WORK TO COMPLETE –
Check every line of the material below for the string "this", and return the ones that have it.
##### RECORD LIST
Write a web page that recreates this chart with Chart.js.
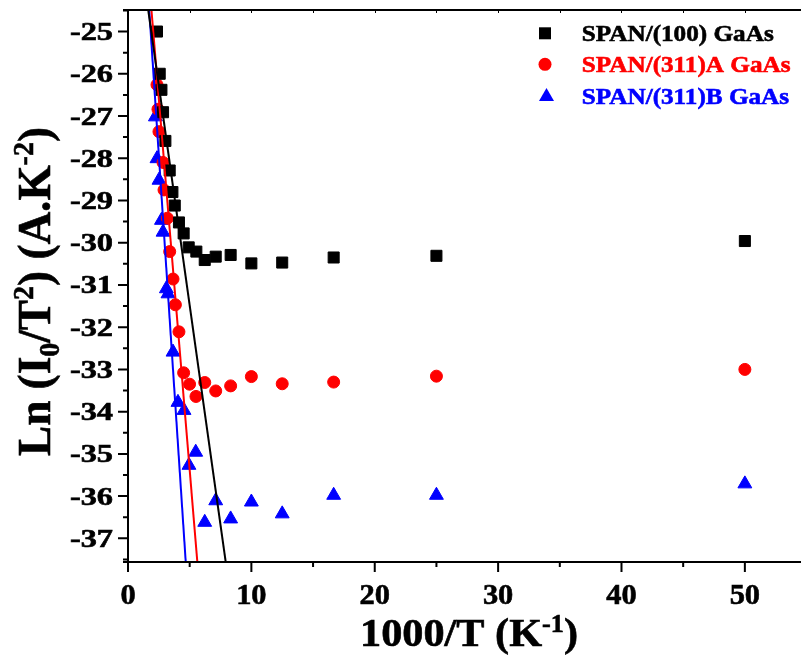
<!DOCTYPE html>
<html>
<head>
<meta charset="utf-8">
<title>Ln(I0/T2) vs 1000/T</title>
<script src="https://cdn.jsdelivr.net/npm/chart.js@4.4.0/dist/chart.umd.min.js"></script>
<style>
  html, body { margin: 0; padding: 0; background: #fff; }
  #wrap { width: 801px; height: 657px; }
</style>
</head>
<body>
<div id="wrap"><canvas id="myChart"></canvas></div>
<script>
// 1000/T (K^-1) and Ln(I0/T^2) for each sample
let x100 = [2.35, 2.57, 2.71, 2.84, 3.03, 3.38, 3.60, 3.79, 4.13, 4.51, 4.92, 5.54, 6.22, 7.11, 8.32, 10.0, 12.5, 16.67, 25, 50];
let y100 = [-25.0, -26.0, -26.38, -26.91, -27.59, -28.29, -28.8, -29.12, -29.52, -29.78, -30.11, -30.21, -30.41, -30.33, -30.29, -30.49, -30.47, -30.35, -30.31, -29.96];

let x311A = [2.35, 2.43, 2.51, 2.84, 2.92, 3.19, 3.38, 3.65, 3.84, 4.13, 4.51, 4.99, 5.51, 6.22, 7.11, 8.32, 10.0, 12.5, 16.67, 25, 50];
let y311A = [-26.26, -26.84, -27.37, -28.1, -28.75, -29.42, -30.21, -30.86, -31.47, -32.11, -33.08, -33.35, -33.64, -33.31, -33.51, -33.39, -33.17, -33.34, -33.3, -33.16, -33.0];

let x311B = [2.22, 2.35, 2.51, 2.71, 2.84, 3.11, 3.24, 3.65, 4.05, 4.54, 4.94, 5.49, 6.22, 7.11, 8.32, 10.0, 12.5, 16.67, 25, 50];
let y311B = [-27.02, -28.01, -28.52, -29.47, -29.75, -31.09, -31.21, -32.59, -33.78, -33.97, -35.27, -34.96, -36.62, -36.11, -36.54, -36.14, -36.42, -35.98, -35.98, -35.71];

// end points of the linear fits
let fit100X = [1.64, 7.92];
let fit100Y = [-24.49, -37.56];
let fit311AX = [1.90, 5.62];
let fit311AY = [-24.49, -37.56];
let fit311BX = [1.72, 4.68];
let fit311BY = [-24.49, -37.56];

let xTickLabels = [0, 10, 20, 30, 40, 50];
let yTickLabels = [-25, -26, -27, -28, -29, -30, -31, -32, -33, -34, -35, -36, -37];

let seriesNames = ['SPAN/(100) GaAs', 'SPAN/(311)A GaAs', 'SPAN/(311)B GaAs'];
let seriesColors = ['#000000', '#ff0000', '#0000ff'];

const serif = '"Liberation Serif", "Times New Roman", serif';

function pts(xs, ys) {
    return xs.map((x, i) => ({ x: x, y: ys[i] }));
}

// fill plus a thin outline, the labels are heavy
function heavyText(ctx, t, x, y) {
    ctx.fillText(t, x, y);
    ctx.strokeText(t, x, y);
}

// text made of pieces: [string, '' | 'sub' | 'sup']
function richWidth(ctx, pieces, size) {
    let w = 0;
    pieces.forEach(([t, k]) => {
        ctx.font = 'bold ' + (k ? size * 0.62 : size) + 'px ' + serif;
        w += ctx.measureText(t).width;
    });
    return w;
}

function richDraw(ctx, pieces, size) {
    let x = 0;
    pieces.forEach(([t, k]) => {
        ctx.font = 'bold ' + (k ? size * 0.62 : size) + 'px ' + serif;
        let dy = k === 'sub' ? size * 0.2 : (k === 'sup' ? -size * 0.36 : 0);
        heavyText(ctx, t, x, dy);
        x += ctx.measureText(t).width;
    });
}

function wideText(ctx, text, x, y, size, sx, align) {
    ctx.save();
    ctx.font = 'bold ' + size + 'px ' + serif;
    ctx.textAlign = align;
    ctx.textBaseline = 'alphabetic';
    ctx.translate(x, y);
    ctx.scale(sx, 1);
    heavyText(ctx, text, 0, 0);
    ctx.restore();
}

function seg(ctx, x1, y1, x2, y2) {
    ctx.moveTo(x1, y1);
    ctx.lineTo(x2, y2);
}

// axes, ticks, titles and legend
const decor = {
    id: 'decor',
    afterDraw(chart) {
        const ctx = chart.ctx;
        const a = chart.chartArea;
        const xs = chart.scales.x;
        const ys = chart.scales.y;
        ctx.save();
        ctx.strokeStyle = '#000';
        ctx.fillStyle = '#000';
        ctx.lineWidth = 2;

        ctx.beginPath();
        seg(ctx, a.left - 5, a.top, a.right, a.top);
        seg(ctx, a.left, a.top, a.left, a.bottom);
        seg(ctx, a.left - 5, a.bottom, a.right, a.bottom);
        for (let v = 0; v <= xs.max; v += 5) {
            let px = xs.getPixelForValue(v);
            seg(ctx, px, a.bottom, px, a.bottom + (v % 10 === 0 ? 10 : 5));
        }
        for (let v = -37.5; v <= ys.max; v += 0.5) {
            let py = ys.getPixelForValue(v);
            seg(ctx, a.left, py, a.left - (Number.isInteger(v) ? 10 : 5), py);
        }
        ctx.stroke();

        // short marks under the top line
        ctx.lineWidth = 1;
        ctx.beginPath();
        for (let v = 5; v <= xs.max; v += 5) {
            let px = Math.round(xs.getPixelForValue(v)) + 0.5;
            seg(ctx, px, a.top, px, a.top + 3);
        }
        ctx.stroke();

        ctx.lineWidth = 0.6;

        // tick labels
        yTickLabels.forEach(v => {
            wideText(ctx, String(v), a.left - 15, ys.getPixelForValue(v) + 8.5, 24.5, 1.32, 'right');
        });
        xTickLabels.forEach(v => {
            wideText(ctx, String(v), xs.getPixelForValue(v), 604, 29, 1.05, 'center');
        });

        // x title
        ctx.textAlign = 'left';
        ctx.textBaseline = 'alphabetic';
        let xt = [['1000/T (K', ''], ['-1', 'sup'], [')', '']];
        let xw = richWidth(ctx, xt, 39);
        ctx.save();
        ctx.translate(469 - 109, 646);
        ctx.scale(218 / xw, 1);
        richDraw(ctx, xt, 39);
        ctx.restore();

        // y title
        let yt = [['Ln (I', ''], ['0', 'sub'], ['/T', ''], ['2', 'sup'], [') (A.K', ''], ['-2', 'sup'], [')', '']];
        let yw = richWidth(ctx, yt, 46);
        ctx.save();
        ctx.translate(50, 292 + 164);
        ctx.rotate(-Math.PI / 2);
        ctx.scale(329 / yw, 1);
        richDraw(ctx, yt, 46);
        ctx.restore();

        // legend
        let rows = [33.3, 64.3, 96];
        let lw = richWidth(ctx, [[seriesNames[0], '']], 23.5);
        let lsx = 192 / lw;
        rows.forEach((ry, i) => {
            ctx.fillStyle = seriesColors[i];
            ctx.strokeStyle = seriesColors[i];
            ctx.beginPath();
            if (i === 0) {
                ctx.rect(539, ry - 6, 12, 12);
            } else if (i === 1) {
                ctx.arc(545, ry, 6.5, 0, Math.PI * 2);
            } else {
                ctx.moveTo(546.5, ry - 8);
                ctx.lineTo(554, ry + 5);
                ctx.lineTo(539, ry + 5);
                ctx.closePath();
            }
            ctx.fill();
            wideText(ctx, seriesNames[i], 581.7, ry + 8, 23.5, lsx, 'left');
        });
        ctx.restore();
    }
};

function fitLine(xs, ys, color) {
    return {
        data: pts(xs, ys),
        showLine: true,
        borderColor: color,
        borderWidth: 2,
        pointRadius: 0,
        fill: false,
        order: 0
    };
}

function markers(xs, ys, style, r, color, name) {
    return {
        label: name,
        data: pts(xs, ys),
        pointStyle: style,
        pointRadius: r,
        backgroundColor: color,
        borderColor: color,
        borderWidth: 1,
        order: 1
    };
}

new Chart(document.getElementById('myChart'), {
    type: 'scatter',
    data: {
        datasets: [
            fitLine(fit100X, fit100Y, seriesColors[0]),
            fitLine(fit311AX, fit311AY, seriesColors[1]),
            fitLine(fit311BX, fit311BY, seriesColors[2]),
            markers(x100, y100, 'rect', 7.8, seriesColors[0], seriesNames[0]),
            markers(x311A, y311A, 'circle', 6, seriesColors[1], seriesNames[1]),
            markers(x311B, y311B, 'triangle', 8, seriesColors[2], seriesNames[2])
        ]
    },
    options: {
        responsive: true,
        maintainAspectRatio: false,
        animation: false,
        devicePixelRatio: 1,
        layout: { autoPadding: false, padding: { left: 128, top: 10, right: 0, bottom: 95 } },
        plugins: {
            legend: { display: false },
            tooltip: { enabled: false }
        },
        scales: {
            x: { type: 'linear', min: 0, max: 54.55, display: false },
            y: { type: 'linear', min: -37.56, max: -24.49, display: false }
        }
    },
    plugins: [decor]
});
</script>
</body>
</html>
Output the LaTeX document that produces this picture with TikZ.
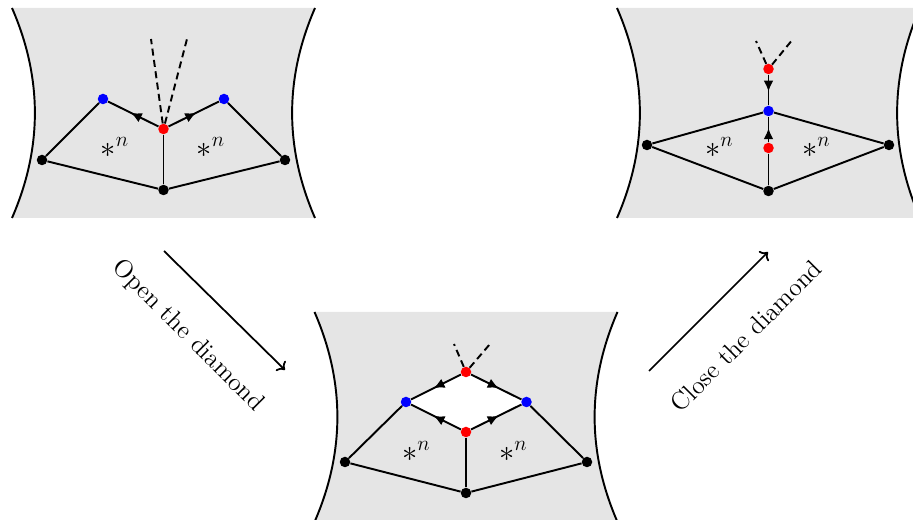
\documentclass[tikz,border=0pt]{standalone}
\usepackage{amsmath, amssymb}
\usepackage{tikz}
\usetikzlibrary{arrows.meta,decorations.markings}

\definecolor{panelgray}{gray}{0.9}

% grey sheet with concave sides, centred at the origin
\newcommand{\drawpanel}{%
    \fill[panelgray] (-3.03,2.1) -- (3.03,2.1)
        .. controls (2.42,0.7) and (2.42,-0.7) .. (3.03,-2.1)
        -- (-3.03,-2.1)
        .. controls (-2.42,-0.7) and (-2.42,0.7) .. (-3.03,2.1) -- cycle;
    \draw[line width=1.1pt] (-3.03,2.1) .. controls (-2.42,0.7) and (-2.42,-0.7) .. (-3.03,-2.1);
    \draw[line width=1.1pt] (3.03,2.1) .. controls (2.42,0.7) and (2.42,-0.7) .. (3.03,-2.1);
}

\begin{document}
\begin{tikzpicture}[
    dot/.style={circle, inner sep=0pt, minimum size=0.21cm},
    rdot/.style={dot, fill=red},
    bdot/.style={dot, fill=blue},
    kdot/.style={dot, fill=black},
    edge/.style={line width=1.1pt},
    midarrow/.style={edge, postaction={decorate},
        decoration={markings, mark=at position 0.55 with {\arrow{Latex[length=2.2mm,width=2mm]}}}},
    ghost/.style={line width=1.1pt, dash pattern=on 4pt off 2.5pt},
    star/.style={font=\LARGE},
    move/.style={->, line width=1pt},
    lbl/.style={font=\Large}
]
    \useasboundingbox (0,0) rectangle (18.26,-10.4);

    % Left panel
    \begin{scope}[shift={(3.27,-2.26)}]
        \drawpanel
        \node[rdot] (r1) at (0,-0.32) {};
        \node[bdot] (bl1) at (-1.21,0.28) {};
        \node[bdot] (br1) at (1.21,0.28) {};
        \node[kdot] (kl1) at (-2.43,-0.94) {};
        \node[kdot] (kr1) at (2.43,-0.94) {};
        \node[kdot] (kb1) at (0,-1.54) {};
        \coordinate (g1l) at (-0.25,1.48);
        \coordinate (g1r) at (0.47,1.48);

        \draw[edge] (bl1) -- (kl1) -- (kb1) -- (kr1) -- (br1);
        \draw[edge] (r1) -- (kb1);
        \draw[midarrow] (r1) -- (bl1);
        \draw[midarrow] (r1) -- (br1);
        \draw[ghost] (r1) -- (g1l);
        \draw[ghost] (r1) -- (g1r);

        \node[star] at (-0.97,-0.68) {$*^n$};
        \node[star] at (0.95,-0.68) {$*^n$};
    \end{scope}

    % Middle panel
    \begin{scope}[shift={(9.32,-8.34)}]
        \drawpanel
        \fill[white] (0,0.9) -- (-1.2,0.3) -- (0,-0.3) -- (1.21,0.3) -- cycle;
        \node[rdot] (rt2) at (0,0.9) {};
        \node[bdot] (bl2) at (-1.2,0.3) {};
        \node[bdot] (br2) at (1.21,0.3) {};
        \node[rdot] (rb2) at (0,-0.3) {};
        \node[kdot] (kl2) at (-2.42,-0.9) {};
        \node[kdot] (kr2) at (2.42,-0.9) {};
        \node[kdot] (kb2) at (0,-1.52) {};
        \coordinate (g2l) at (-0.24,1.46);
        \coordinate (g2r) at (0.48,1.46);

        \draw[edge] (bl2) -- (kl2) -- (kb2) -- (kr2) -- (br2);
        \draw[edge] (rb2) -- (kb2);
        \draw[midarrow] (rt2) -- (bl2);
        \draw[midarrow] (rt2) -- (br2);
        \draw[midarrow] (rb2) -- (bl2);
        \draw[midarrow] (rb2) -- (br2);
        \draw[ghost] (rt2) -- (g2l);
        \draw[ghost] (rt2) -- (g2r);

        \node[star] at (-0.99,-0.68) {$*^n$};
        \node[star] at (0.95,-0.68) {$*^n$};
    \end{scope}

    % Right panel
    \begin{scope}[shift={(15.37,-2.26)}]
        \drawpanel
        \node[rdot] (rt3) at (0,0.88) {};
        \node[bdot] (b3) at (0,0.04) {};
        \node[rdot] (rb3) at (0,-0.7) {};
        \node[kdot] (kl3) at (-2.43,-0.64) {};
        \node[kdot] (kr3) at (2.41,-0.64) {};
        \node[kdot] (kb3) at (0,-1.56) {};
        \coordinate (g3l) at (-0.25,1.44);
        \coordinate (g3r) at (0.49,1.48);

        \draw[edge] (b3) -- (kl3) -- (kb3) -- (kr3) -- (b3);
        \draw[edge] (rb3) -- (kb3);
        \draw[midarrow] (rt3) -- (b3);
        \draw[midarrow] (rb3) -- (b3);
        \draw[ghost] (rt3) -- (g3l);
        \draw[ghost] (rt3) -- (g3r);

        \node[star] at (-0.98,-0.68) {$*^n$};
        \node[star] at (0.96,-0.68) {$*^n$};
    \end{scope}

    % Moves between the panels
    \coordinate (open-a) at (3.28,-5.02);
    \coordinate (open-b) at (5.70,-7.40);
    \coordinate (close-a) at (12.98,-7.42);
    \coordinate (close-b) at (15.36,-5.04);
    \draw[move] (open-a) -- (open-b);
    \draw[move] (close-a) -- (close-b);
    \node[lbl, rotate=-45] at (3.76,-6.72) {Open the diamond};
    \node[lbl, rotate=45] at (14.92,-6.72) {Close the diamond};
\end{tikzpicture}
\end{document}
##########
CORRECT RESULT –
Write a web page that recreates this chart with Chart.js.
Output the LaTeX document that produces this picture with TikZ.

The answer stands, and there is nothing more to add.